Pour faire ses photos dignes du calendrier des postes et sensées nous sensibiliser à la protection de la nature, Yann-Arthus Bertrand passe son temps dans un hélicoptère. A part les avions de Dassault on fait pas pire question pollution. Bien sûr, des écolos malicieux lui ont fait remarquer. Le gaillard ne s’est pas démonté et a affirmé qu’il replantait systématiquement le nombre d’arbres nécessaire à l’absorption de ses gaz...
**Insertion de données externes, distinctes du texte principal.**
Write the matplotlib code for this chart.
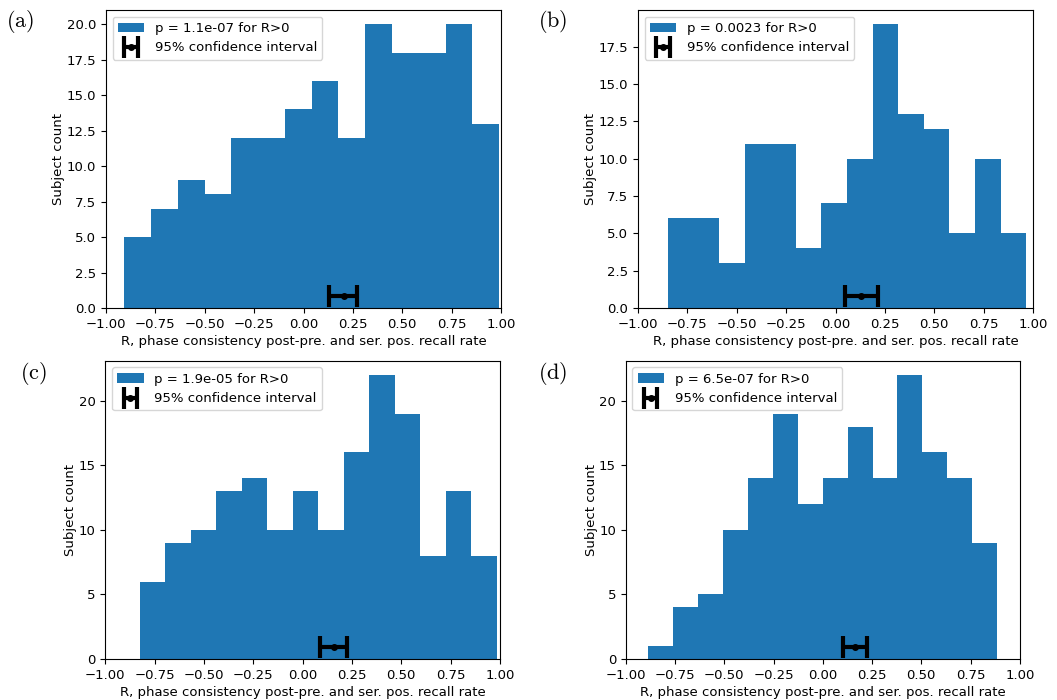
import matplotlib
matplotlib.use('Agg')
import matplotlib.pyplot as plt
import numpy as np

plt.rcParams['mathtext.fontset'] = 'cm'
plt.rcParams['font.size'] = 9.5

# histogram counts per panel (14 bins each)
counts_a = [5, 7, 9, 8, 12, 12, 14, 16, 12, 20, 18, 18, 20, 13]
counts_b = [6, 6, 3, 11, 11, 4, 7, 10, 19, 13, 12, 5, 10, 5]
counts_c = [6, 9, 10, 13, 14, 10, 13, 10, 16, 22, 19, 8, 13, 8]
counts_d = [1, 4, 5, 10, 14, 19, 12, 14, 18, 14, 22, 16, 14, 9]

# min / max of R in each panel (histogram range)
range_a = (-0.907, 0.990)
range_b = (-0.848, 0.965)
range_c = (-0.824, 0.983)
range_d = (-0.885, 0.885)

# 95% CI: (low, mean, high)
ci_a = (0.130, 0.205, 0.270)
ci_b = (0.048, 0.130, 0.213)
ci_c = (0.089, 0.160, 0.227)
ci_d = (0.105, 0.166, 0.227)

pvals = ['1.1e-07', '0.0023', '1.9e-05', '6.5e-07']
panel_labels = ['a', 'b', 'c', 'd']

nbins = 14

fig = plt.figure(figsize=(10.57, 7.0), dpi=100)

# axes rectangles in figure fraction
rects = [
    [0.1003, 0.560, 0.3737, 0.4257],
    [0.6036, 0.560, 0.3737, 0.4257],
    [0.0996, 0.0586, 0.3734, 0.4261],
    [0.5920, 0.0586, 0.3728, 0.4261],
]
label_pos = [(0.006, 0.988), (0.509, 0.988), (0.019, 0.486), (0.509, 0.486)]

panels = [
    (counts_a, range_a, ci_a),
    (counts_b, range_b, ci_b),
    (counts_c, range_c, ci_c),
    (counts_d, range_d, ci_d),
]

for i, (counts, rng, ci) in enumerate(panels):
    ax = fig.add_axes(rects[i])
    edges = np.histogram_bin_edges(list(rng), bins=nbins, range=rng)
    _, _, bars = ax.hist(edges[:-1], bins=edges, weights=counts, color='C0')
    ax.set_xlim(-1, 1)
    ytop = ax.get_ylim()[1]
    lo, mid, hi = ci
    eb = ax.errorbar([mid], [0.04 * ytop], xerr=[[mid - lo], [hi - mid]],
                     fmt='o', color='k', ms=4, lw=3, capsize=8, capthick=3)
    ax.set_ylim(0, ytop)
    ax.legend([bars[0], eb], [f'p = {pvals[i]} for R>0', '95% confidence interval'],
              loc='upper left')
    ax.set_xlabel('R, phase consistency post-pre. and ser. pos. recall rate', labelpad=3)
    ax.set_ylabel('Subject count', labelpad=1)
    fig.text(label_pos[i][0], label_pos[i][1], r'$(\mathrm{%s})$' % panel_labels[i],
             fontsize=16, ha='left', va='top')

fig.savefig('out.png', dpi=100)
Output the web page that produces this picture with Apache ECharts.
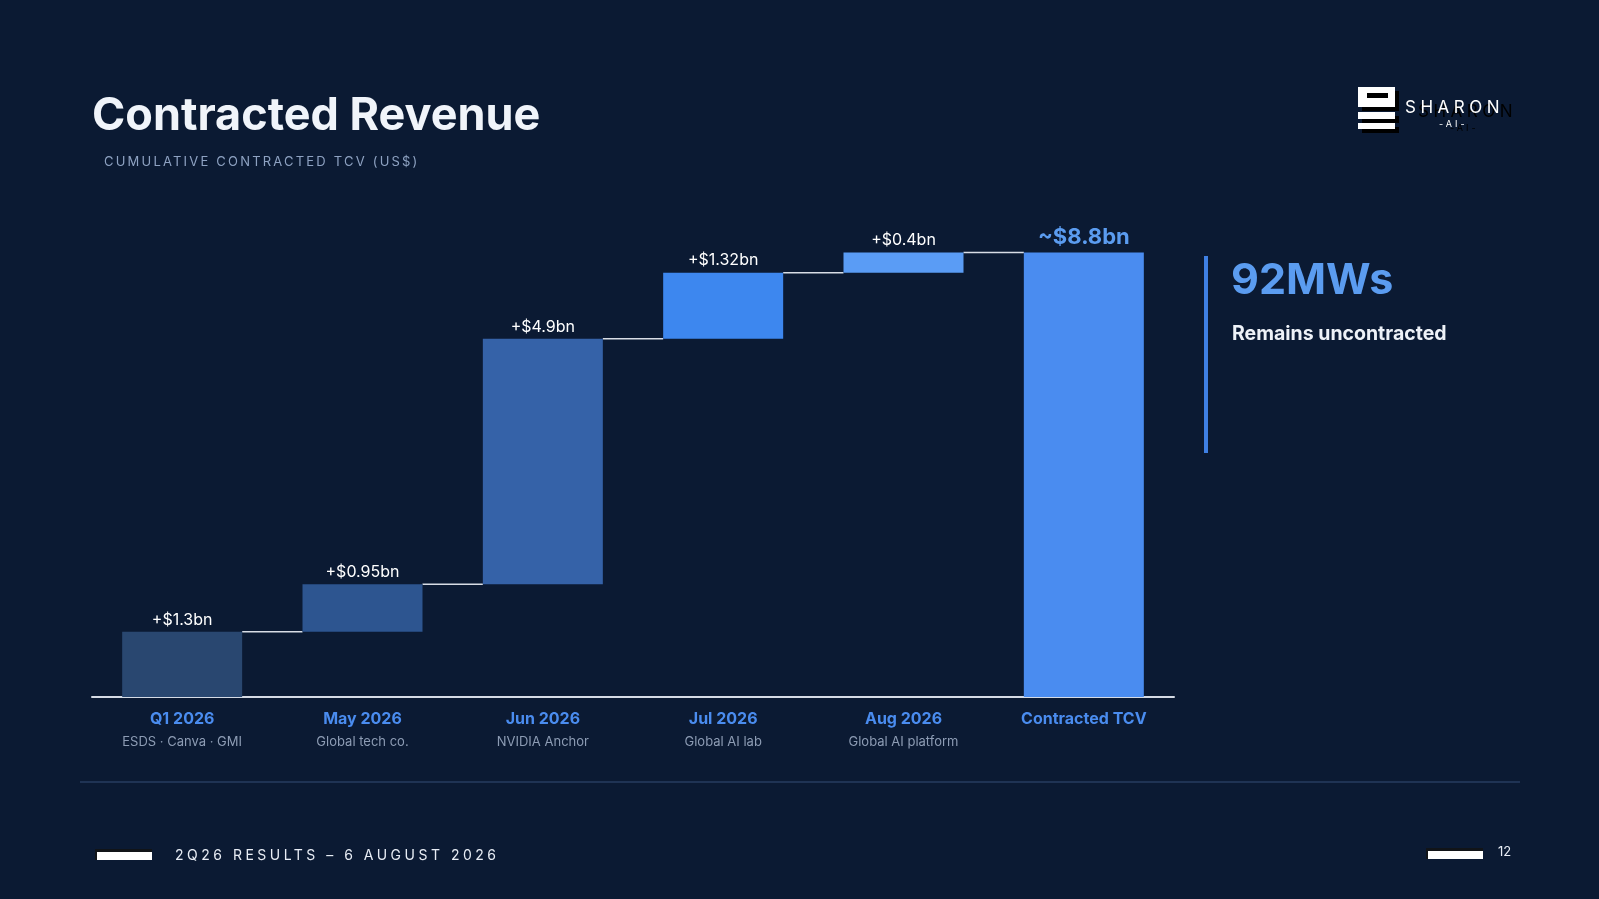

Al Gore doit faire pareil car pour promouvoir son thriller sur le réchauffement climatique il passe son temps dans les avions. Dans notre bonne vieil bourgade, comble de l’ironie, impossible de voir Une vérité qui dérange ailleurs qu’à l’extrême pointe Nord de la zone commerciale, au cinochrama tant apprécié pour son parking et ses pop corn géants. Ne voulant pas mourir grillés idiots on a pris la bagnole pour aller au maxicinoche puis au retour on est passé à Jardiland acheter un petit thuya qu’on plantera pour absorber les gaz de ce voyage déprimant.
Les pavillons sont entourés de thuyas pour absorber les conneries qui se racontent sur TF1.